Just a few weeks ago, a good friend of mine left her teaching position after 10 years. In fact, she left the public school system altogether to work at a private school, a wholly different climate for teaching. Despite receiving school-, district-, and state-level accolades, she realized her career had grown stagnant. And teachers like her are leaving public education in droves.
Teachers who want to stay in public education, but also want to grow, tend to have two options. They can either hop from district to district trying to find growth or move out of the classroom into administrative capacities. At the end of every school year, principals must scramble to replace teachers, some of whom are simply irreplaceable. Stopping the great teacher exodus can begin with some of the following actions:
Recognize teachers for jobs well done
Positive reinforcement systems gain traction for students and similar concepts work for teachers. At my school, we have the traditional Teacher of the Month and Teacher of the Year awards; students and fellow teachers nominate deserving individuals and administration and/or counselors make the decision. We also have a weekly award that can be given to any employee in the school for going the extra mile. These recognitions make teachers feel valued.
Going a step further by recognizing accomplishments that other teachers may not understand are wonderful feats. If the national pass rate on a test is 55 percent, a teacher with a 70 percent pass rate deserves to be recognized, especially if that teacher has class after class consistently achieving at that rate. Take the time to celebrate that teacher, explaining to others how exceptional his or her accomplishments are.
Avoid punishing your best teachers for being reliable
Sometimes being a good teacher means showing up. Frequently, the best teachers are also the ones who volunteer for extra curricular activities, stay late to tutor, and work at their desks through lunch. Administrators know they can count on these teachers. So, when duty assignments are given out, these teachers may find themselves with less than desirable duty, just because they will show up. For example, one high school teacher I know had several high difficulty classes with gifted students, a homeroom class, an intensive extracurricular activity, and was assigned year-long after school student parking lot duty.
Other teachers had year-long lunch duty because of the time of their planning periods, essentially reducing the amount of time they had to plan by 30 minutes. In comparison, most teachers were assigned seven weeks of duty total for the whole year, including some who had no homerooms. The good teachers felt punished. Two of them left at the end of the year.

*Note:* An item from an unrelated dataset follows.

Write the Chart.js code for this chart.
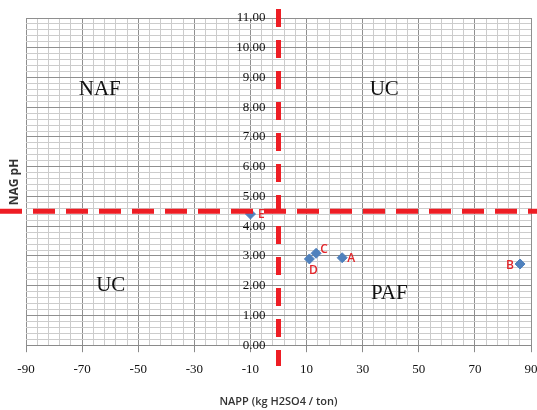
<!DOCTYPE html>
<html><head><meta charset="utf-8">
<script src="https://cdn.jsdelivr.net/npm/chart.js@4/dist/chart.umd.min.js"></script>
<style>html,body{margin:0;padding:0;background:#fff;}</style>
</head><body>
<canvas id="c" width="537" height="410"></canvas>
<script>
// ---- data ----
const pointNames = ['A', 'B', 'C', 'D', 'E'];
const nappValues = [22.7, 86.1, 13.4, 11.0, -10.0];   // NAPP (kg H2SO4 / ton)
const nagPhValues = [2.94, 2.73, 3.09, 2.90, 4.41];   // NAG pH
const xTickLabels = [-90, -70, -50, -30, -10, 10, 30, 50, 70, 90];
const yTickLabels = [0, 1, 2, 3, 4, 5, 6, 7, 8, 9, 10, 11];
const regionNames = ['NAF', 'UC', 'UC', 'PAF'];
const nagPhDivider = 4.5;
const nappDivider = 0;

// ---- styling / placement (not data) ----
const regionAnchors = [[-63.7, 8.6], [37.7, 8.6], [-59.8, 2.0], [39.5, 1.75]];
const labelOffsets = {A: [9, 1], B: [-10, 2], C: [8, -4], D: [4, 12], E: [11, 1]};
const xMinorStep = 4, yMinorStep = 0.2;
const serif = '"Liberation Serif", "DejaVu Serif", serif';
const sans = '"Open Sans", "Liberation Sans", sans-serif';

function isMajorX(v) { return Math.abs((v + 90) % 20) < 1e-6; }
function isMajorY(v) { return Math.abs(v - Math.round(v)) < 1e-6; }

const overlay = {
  id: 'overlay',
  afterDatasetsDraw(chart) {
    const ctx = chart.ctx, xs = chart.scales.x, ys = chart.scales.y;
    ctx.save();
    ctx.font = '21px ' + serif;
    ctx.fillStyle = '#111';
    ctx.textAlign = 'center';
    ctx.textBaseline = 'middle';
    regionNames.forEach((n, i) => {
      ctx.fillText(n, xs.getPixelForValue(regionAnchors[i][0]), ys.getPixelForValue(regionAnchors[i][1]));
    });
    ctx.font = '600 12px ' + sans;
    ctx.fillStyle = '#e3262b';
    pointNames.forEach((n, i) => {
      const o = labelOffsets[n];
      ctx.fillText(n, xs.getPixelForValue(nappValues[i]) + o[0], ys.getPixelForValue(nagPhValues[i]) + o[1]);
    });
    ctx.translate(15, 182);
    ctx.rotate(-Math.PI / 2);
    ctx.font = 'bold 12px ' + sans;
    ctx.fillStyle = '#333';
    ctx.fillText('NAG pH', 0, 0);
    ctx.restore();
  },
  afterDraw(chart) {
    const ctx = chart.ctx, xs = chart.scales.x, ys = chart.scales.y;
    ctx.save();
    ctx.strokeStyle = '#ee1d24';
    ctx.lineWidth = 5;
    ctx.lineCap = 'butt';
    const yp = ys.getPixelForValue(nagPhDivider);
    ctx.setLineDash([22, 11]);
    ctx.beginPath(); ctx.moveTo(0, yp); ctx.lineTo(chart.width, yp); ctx.stroke();
    const xp = xs.getPixelForValue(nappDivider);
    ctx.setLineDash([18, 13]);
    ctx.beginPath(); ctx.moveTo(xp, 9); ctx.lineTo(xp, 366); ctx.stroke();
    ctx.restore();
  }
};

new Chart(document.getElementById('c'), {
  type: 'scatter',
  data: {
    datasets: [{
      data: nappValues.map((x, i) => ({x: x, y: nagPhValues[i]})),
      pointStyle: 'rectRot',
      pointRadius: 5,
      backgroundColor: '#4f81bd',
      borderColor: '#4f81bd',
      borderWidth: 1
    }]
  },
  options: {
    responsive: false,
    animation: false,
    devicePixelRatio: 1,
    layout: {padding: {left: 26, top: 18, right: 5, bottom: 0}},
    plugins: {legend: {display: false}, tooltip: {enabled: false}},
    scales: {
      x: {
        type: 'linear', min: -90, max: 90,
        afterBuildTicks: s => {
          const t = [];
          for (let v = s.min; v <= s.max + 1e-9; v += xMinorStep) t.push({value: Math.round(v * 1000) / 1000});
          s.ticks = t;
        },
        afterFit: s => { s.paddingLeft = 0; s.paddingRight = 0; },
        ticks: {
          autoSkip: false, maxRotation: 0, padding: 10,
          color: '#111', font: {family: serif, size: 13},
          callback: v => xTickLabels.includes(v) ? String(v) : ''
        },
        grid: {
          color: c => isMajorX(c.tick.value) ? '#8f8f8f' : '#cccccc',
          tickLength: 7,
          tickColor: c => (c.tick && xTickLabels.includes(c.tick.value)) ? '#8a8a8a' : 'rgba(0,0,0,0)'
        },
        border: {display: true, color: '#8a8a8a'},
        title: {
          display: true, text: 'NAPP (kg H2SO4 / ton)', color: '#333',
          font: {family: sans, size: 11, weight: '600'},
          padding: {top: 7, bottom: 2}
        }
      },
      y: {
        type: 'linear', min: 0, max: 11,
        position: {x: -4.6},
        afterBuildTicks: s => {
          const t = [];
          for (let k = 0; k <= Math.round((s.max - s.min) / yMinorStep); k++) t.push({value: Math.round((s.min + k * yMinorStep) * 1000) / 1000});
          s.ticks = t;
        },
        ticks: {
          autoSkip: false, color: '#111', font: {family: serif, size: 13},
          callback: v => yTickLabels.some(t => Math.abs(t - v) < 1e-6) ? Number(v).toFixed(2) : ''
        },
        grid: {
          color: c => isMajorY(c.tick.value) ? '#8f8f8f' : '#cccccc',
          drawTicks: false
        },
        border: {display: false}
      }
    }
  },
  plugins: [overlay]
});
</script>
</body></html>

Ask their opinions on school related matters—and listen to them
Teachers know their schools. They know their students and their subject matter. And teachers have opinions on all of these topics. One principal I had sits down at the end of the year with as many teachers as he can fit in. He asks for three things the school is doing well and three things that could be improved. It’s a fantastic concept. But sometimes the suggestions seem to fall on deaf ears. Perhaps they are above his pay grade. Perhaps he disagrees. Whatever the reasoning, when a teacher has taken the time to share an idea or a solution, and nothing seems to come of it, it feels demoralizing. If a teacher’s suggestion cannot be implemented, have the grace to explain why. Make the teacher feel heard, and the ideas will keep coming.
Above all, show your best teachers that you trust them to be the best
The best thing I ever had a principal say to me was that she liked me because she could trust me to do what I needed to do in the classroom. I was able to perform well because I knew that, as long as I wasn’t doing something colossally stupid or illegal, I could take risks that made me a better teacher. My subject matter has me touching on some pretty controversial concepts at times. Our classroom debates can get heated. I frequently play Devil’s advocate. Students sometimes think, despite disclaimers, that I am targeting them because I disagree with their fundamental beliefs, and—in student logic—must not like them. It happens every year. But, my methods get consistent, quantifiable results. So my administrators trust me. They may walk into my room and see barely managed chaos, but, at the same time, they see past it, to the learning.
Micromanagement, lack of recognition, and lack of consideration make the best teachers leave.